------ STORED DATA

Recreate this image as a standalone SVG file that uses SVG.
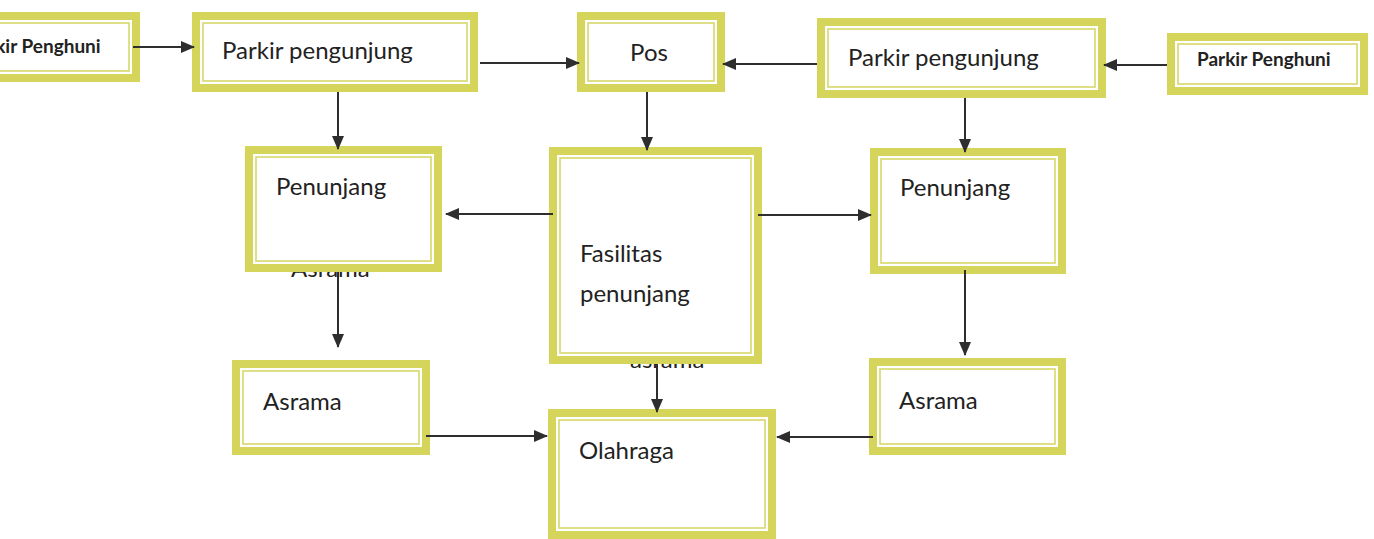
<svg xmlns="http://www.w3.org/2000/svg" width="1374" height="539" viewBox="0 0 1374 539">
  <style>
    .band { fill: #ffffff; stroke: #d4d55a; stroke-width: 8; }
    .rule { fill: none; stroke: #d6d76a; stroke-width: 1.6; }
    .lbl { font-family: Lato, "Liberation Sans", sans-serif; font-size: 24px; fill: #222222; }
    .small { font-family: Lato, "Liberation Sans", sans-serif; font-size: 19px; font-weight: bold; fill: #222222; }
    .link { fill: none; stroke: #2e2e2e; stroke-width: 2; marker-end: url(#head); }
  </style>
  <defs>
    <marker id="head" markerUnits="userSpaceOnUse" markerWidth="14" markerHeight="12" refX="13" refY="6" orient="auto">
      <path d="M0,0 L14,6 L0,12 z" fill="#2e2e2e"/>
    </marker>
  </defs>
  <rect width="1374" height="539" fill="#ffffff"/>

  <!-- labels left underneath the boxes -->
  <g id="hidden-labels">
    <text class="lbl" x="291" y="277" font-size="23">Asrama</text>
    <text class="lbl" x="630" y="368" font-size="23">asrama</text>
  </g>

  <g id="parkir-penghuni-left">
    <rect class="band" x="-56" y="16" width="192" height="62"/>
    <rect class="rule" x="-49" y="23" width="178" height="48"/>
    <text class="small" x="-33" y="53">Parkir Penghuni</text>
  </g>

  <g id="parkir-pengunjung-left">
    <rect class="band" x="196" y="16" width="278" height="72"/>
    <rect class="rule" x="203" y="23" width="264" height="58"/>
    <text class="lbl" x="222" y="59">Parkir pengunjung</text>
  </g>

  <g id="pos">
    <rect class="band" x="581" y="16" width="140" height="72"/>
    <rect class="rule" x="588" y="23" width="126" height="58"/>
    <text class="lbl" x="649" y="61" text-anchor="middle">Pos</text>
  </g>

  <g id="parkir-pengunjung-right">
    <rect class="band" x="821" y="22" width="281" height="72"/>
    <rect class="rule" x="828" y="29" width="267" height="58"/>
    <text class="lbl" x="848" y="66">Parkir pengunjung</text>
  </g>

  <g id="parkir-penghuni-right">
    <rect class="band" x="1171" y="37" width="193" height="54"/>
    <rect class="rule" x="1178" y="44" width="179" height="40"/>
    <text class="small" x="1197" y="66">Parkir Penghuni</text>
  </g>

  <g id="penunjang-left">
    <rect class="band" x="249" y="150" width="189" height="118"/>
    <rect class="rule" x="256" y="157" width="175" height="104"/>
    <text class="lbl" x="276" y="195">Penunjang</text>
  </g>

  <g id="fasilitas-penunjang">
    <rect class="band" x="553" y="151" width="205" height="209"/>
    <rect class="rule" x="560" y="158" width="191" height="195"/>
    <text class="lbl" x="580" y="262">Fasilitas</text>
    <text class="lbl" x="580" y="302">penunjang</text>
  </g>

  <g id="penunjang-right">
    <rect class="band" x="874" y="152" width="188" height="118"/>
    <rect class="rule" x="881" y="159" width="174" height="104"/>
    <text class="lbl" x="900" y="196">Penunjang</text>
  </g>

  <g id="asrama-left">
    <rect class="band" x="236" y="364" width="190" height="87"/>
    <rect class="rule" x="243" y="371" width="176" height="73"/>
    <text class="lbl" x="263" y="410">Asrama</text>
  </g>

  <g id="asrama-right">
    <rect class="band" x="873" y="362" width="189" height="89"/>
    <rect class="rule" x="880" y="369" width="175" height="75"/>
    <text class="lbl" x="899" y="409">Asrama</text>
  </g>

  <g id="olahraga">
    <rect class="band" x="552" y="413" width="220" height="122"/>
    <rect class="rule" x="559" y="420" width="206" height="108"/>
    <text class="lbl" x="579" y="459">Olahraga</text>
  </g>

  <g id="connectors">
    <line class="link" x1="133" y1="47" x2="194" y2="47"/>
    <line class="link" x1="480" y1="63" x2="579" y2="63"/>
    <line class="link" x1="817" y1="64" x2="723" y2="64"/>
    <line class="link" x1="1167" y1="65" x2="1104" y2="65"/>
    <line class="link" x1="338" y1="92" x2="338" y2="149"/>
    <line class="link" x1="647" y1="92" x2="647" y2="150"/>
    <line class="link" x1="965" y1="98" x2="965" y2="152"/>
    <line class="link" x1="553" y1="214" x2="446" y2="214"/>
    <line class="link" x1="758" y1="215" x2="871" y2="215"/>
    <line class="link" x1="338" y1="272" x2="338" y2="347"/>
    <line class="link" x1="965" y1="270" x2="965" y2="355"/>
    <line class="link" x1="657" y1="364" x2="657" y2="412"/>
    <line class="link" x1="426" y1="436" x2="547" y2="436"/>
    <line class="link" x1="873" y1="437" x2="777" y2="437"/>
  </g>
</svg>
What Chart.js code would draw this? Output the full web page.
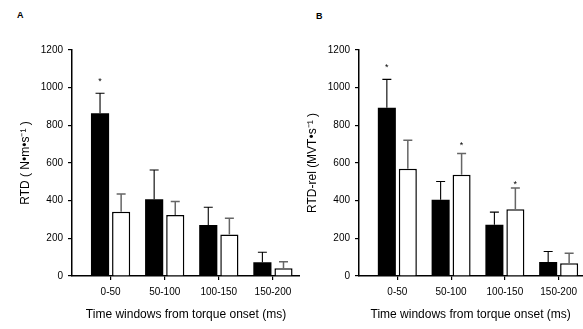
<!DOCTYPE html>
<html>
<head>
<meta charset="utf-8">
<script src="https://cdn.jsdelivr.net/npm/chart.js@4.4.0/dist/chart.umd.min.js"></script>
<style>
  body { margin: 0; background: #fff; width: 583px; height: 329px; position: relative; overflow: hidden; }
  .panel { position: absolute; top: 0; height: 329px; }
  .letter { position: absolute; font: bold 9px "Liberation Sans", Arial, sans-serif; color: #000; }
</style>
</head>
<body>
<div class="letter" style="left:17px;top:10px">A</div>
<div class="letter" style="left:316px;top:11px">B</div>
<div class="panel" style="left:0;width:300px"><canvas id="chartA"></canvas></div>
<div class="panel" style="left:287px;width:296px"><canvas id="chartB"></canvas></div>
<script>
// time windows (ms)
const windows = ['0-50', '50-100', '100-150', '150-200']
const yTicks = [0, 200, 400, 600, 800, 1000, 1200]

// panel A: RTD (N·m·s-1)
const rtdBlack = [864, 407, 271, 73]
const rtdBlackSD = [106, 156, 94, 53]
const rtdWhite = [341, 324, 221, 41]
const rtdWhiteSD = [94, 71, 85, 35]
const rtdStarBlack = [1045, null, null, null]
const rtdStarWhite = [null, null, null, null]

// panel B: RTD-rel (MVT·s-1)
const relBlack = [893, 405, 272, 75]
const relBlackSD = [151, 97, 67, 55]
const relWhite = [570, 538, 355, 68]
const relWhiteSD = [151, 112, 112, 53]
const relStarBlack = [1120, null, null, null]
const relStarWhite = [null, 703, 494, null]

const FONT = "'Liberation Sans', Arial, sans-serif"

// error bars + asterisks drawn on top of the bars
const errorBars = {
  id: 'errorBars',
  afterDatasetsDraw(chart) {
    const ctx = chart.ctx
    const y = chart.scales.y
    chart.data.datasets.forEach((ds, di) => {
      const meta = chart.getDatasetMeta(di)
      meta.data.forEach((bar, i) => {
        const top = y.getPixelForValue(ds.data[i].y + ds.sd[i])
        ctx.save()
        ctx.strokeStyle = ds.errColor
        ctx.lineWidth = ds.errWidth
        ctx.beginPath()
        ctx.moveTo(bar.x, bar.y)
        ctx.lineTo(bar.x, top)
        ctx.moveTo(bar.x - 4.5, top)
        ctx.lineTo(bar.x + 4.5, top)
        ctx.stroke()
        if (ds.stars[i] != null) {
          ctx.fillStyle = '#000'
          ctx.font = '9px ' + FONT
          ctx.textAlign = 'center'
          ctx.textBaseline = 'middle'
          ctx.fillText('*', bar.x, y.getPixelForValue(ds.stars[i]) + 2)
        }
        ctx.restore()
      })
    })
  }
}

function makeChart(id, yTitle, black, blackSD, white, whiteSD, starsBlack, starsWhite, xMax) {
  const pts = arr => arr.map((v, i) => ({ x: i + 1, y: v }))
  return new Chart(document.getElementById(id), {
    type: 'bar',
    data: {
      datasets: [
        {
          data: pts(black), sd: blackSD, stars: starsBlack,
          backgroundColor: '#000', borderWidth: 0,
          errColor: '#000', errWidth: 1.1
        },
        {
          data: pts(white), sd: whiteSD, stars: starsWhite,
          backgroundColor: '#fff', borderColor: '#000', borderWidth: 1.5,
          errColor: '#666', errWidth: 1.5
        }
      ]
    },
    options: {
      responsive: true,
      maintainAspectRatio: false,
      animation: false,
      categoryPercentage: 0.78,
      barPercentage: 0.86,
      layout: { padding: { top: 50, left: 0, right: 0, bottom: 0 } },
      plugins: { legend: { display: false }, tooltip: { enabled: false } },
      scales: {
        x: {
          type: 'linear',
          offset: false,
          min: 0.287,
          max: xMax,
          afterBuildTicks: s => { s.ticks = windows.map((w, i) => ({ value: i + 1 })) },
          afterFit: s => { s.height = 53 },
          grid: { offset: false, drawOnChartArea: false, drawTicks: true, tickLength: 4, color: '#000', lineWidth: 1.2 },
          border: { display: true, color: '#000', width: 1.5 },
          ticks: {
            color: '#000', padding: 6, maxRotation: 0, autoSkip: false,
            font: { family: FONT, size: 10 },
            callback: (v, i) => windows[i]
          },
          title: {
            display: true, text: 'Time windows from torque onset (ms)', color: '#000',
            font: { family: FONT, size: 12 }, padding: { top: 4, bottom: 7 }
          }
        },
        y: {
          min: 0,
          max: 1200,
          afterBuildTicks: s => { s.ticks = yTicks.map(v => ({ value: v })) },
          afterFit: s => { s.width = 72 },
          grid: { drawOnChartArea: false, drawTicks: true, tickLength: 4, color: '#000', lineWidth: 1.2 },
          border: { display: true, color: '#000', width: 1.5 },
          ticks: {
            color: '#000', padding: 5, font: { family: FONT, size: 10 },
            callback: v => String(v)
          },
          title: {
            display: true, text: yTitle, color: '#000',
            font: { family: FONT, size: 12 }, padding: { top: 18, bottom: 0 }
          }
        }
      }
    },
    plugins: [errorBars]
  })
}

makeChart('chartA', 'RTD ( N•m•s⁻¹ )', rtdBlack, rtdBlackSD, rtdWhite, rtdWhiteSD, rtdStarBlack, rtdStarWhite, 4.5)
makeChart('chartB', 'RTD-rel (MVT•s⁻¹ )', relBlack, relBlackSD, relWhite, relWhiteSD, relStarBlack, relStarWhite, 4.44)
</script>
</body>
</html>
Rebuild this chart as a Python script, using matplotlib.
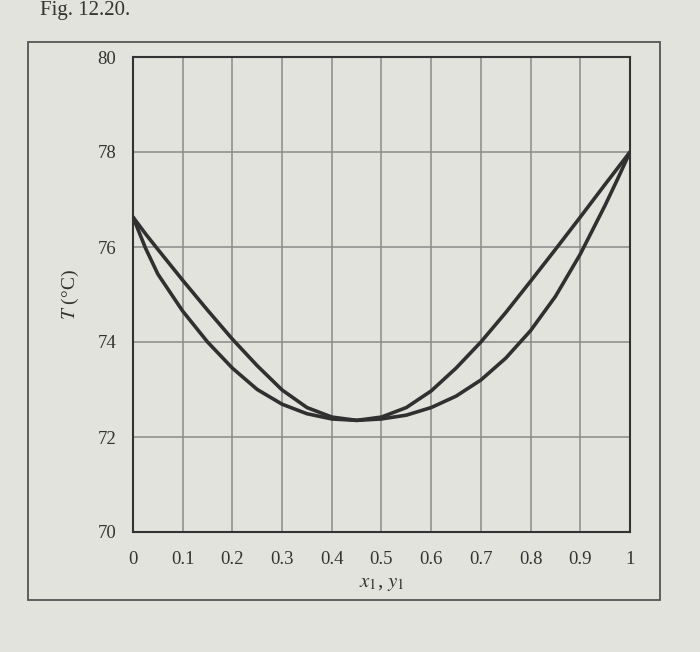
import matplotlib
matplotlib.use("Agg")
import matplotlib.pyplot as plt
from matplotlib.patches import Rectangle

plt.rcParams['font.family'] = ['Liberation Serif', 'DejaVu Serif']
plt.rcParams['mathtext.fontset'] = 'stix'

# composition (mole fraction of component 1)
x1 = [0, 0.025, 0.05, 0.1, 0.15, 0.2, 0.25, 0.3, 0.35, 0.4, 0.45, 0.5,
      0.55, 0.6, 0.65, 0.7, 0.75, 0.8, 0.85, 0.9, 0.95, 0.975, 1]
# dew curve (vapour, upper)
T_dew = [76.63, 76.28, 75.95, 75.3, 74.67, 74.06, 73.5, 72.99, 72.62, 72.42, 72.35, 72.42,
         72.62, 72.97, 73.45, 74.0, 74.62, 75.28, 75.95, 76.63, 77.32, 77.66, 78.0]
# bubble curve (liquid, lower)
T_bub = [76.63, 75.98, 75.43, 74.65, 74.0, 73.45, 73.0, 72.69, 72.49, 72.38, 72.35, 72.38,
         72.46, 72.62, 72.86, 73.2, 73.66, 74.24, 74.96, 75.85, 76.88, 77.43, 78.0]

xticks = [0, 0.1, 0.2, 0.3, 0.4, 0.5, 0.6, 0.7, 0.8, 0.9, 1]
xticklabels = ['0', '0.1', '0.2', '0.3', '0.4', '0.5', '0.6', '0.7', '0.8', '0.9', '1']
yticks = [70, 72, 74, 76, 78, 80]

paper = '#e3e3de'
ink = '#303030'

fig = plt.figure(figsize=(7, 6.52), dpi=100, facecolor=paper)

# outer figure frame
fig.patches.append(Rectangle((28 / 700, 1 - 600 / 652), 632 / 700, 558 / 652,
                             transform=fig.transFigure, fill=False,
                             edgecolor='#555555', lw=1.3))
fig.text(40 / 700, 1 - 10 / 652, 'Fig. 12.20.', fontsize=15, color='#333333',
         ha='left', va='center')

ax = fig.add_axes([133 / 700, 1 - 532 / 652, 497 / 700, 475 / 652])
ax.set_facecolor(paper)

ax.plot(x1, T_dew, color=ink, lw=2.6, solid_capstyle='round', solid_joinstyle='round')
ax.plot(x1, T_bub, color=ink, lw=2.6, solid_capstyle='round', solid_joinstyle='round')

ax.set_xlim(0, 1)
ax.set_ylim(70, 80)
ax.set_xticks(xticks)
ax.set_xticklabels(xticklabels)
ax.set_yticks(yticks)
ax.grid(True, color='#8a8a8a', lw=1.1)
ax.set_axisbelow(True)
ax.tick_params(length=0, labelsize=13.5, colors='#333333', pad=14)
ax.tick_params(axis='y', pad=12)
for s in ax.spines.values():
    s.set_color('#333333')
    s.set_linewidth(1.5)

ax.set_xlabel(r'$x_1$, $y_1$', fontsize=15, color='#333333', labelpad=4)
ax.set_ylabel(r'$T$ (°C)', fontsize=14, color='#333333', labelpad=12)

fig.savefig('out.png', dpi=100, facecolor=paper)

------------

THE EXERCISE – Both the line with "Rebuild this chart" and the line with "plt.rcParams['mathtext.fontset'] = 'stix'" belong in the copy, along with every line between them; set them down exactly and skip the pictures.

ANSWER TO THE TASK –
Rebuild this chart as a Python script, using matplotlib.
import matplotlib
matplotlib.use("Agg")
import matplotlib.pyplot as plt
from matplotlib.patches import Rectangle

plt.rcParams['font.family'] = ['Liberation Serif', 'DejaVu Serif']
plt.rcParams['mathtext.fontset'] = 'stix'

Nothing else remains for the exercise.